You can use a EXISTS semi-join to identify candidates:
Select wanted rows:
SELECT * FROM tbl t
WHERE NOT EXISTS (
SELECT *
FROM tbl
WHERE col1 = t.col1
AND id = t.id - 1
)
ORDER BY id;
Get rid of unwanted rows:
DELETE FROM tbl AS t
-- SELECT * FROM tbl t -- check first?
WHERE EXISTS (
SELECT *
FROM tbl
WHERE col1 = t.col1
AND id = t.id - 1
);
This effectively deletes every row, where the preceding row has the same value in col1, thereby arriving at your set goal: only the first row of every burst survives.
I left the commented SELECT statement because you should always check what is going to be deleted before you do the deed.
Solution for non-sequential IDs:
If your RDBMS supports CTEs and window functions (like PostgreSQL, Oracle, SQL Server, ... but not SQLite prior to v3.25, MS Access or MySQL prior to v8.0.1), there is an elegant way:
WITH cte AS (
SELECT *, row_number() OVER (ORDER BY id) AS rn
FROM tbl
)
SELECT id, col1
FROM cte c
WHERE NOT EXISTS (
SELECT *
FROM cte
WHERE col1 = c.col1
AND rn = c.rn - 1
)
ORDER BY id;
Another way doing the job without those niceties (should work for you):
SELECT id, col1
FROM tbl t
WHERE (
SELECT col1 = t.col1
FROM tbl
WHERE id < t.id
ORDER BY id DESC
LIMIT 1) IS NOT TRUE
ORDER BY id;
select min(id), Col1 from tableName group by Col1
If your RDBMS supports Window Aggregate functions and/or LEAD() and LAG() functions you can leverage them to accomplish what you are trying to report. The following SQL will help get you started down the right path:
SELECT id
, Col AS CurCol
, MAX(Col)
OVER(ORDER BY id ROWS BETWEEN 1 PRECEDING AND 1 PRECEDING) AS PrevCol
, MIN(COL)
OVER(ORDER BY id ROWS BETWEEN 1 FOLLOWING AND 1 FOLLOWING) AS NextCol
FROM MyTable
From there you can put that SQL in a derived table with some CASE logic that if the NextCol or PrevCol is the same as CurCol then set CurCol = NULL. Then you can collapse eliminate all the id records CurCol IS NULL.

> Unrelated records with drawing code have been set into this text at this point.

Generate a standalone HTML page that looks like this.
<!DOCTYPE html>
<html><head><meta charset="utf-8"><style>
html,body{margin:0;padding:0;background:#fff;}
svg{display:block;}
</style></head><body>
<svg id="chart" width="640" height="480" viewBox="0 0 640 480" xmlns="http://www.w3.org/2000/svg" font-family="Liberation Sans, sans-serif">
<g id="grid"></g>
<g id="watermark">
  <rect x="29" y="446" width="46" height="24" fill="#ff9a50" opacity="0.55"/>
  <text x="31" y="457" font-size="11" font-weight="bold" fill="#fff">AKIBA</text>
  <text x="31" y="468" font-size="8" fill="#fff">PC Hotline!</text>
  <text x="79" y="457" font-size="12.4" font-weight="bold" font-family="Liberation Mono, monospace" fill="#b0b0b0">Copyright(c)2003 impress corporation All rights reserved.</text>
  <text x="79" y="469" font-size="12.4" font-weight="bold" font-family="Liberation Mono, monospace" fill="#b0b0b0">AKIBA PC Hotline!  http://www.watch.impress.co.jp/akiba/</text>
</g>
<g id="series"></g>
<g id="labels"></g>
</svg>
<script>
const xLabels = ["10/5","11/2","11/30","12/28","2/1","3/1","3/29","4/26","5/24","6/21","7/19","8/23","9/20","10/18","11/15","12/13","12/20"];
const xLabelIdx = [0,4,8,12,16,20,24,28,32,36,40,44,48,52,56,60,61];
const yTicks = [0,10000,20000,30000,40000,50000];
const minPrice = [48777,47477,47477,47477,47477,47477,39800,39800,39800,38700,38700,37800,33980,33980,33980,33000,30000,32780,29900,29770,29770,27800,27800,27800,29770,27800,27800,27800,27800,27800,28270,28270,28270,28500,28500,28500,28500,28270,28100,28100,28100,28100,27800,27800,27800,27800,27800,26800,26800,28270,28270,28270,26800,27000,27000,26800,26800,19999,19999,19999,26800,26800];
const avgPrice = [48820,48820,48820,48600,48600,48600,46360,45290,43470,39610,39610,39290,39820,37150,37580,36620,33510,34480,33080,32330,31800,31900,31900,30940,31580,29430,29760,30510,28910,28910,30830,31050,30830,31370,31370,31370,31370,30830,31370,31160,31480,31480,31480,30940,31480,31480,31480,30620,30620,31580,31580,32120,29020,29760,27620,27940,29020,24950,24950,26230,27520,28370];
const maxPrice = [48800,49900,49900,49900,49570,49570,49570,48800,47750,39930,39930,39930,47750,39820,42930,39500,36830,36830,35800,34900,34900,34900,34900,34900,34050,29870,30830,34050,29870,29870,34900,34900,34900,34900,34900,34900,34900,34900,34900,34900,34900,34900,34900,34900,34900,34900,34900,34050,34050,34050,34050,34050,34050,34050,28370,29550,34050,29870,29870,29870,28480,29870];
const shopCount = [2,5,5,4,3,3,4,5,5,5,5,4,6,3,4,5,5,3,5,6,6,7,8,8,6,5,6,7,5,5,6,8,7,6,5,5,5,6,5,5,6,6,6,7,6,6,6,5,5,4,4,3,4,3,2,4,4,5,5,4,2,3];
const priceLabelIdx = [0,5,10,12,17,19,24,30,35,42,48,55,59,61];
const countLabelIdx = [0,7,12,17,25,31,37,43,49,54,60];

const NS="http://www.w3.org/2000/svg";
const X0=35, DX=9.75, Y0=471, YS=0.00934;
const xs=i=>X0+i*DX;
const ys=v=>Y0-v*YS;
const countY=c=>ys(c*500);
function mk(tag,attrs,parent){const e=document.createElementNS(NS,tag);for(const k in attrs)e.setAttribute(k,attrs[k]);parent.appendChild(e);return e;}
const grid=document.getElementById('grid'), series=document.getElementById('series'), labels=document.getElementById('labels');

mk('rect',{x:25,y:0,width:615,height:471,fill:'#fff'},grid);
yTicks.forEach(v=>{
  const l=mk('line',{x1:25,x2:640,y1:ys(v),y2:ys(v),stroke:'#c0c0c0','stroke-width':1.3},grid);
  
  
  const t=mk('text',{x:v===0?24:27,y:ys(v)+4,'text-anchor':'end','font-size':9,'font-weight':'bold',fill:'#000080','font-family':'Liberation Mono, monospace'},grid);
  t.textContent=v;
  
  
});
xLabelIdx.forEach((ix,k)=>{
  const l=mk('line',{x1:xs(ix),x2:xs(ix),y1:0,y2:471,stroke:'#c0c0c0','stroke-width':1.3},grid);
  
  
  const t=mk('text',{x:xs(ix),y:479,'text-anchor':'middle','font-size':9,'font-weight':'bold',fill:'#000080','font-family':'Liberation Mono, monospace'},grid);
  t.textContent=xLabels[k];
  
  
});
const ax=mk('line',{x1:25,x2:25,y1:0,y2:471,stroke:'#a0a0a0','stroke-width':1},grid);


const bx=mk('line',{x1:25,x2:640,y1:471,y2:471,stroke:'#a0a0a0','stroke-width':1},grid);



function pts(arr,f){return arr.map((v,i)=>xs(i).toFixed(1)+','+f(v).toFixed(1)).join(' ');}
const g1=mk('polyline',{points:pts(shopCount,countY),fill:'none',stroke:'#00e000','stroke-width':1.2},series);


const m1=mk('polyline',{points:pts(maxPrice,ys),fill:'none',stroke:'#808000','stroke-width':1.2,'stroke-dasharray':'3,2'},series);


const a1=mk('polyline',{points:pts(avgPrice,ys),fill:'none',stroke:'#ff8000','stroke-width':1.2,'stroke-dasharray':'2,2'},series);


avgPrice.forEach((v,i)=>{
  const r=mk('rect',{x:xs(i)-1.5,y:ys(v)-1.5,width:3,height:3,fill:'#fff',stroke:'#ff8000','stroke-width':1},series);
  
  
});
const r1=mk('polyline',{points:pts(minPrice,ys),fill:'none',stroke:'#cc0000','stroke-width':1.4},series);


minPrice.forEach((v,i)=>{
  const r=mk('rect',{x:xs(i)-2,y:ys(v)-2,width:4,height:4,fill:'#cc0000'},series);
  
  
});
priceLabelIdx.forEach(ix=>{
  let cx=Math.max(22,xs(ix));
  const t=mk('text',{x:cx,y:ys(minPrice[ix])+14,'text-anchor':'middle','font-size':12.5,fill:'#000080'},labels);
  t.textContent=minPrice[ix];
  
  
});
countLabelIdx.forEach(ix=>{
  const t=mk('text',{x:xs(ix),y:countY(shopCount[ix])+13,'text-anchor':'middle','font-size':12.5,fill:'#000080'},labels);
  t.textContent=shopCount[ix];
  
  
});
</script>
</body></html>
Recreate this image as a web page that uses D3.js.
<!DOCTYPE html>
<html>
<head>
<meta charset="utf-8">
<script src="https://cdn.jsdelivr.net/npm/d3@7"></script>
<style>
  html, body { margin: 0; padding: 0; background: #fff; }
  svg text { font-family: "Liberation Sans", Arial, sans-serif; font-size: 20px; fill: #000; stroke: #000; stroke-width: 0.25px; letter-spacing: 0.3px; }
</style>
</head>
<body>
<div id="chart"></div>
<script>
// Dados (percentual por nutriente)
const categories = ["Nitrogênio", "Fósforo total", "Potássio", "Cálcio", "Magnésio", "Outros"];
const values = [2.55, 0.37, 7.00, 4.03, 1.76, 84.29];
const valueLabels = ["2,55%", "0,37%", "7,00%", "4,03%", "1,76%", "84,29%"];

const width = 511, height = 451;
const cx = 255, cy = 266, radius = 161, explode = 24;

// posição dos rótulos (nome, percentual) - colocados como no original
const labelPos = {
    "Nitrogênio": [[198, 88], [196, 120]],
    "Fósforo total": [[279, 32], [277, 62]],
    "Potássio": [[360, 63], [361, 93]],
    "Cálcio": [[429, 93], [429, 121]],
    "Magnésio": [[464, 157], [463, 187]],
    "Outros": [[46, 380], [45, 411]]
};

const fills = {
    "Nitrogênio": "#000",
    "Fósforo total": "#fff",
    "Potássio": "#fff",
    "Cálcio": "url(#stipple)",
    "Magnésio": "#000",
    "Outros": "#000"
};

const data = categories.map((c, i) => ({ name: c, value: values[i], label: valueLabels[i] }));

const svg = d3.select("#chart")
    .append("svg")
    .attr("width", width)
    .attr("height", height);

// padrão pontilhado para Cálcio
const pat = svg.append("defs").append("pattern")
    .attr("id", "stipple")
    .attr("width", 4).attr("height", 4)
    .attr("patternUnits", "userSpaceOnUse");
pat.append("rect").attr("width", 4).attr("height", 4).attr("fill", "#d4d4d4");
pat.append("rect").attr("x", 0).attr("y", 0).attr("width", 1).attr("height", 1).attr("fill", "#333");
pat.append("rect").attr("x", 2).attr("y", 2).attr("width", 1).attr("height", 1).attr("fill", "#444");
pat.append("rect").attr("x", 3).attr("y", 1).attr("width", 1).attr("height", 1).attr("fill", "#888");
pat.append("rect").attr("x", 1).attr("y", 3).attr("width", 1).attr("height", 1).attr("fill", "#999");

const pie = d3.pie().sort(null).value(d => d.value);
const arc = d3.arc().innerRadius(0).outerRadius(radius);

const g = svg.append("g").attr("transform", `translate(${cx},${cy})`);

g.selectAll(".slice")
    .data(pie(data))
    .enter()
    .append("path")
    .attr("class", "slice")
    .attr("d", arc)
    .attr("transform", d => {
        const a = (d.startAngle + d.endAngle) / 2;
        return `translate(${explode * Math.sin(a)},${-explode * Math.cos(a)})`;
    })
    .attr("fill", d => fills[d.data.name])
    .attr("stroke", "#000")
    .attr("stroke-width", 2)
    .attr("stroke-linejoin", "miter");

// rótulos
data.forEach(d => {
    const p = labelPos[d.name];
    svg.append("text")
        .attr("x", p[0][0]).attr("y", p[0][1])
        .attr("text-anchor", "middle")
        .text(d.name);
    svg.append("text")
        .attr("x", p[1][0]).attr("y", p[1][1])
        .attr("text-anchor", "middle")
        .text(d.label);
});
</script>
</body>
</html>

If you don't have the ability to use window aggregates or LEAD/LAG functions your task is a little more complex.
Hope this helps.
Since id is always sequential, with no gaps or repetitions, as per your comment, you could use the following method:
SELECT t1.*
FROM atable t1
LEFT JOIN atable t2 ON t1.id = t2.id + 1 AND t1.Col1 = t2.Col1
WHERE t2.id IS NULL
The table is (outer-)joined to itself on the condition that the left side's id is one greater than the right side's and their Col1 values are identical. In other words, the condition is ‘the previous row contains the same Col1 value as the current row’. If there's no match on the right, then the current record should be selected.
UPDATE
To account for non-sequential ids (which, however, are assumed to be unique and defining the order of changes of Col1), you could also try the following query:
SELECT t1.*
FROM atable t1
LEFT JOIN atable t2 ON t1.id > t2.id
LEFT JOIN atable t3 ON t1.id > t3.id AND t3.id > t2.id
WHERE t3.id IS NULL
AND (t2.id IS NULL OR t2.Col1 <> t1.Col1)
The third self-join is there to ensure that the second one yields the row directly preceding that of t1. That is, if there's no match for t3, then either t2 contains the preceding row or it's got no match either, the latter meaning that t1's current row is the top one.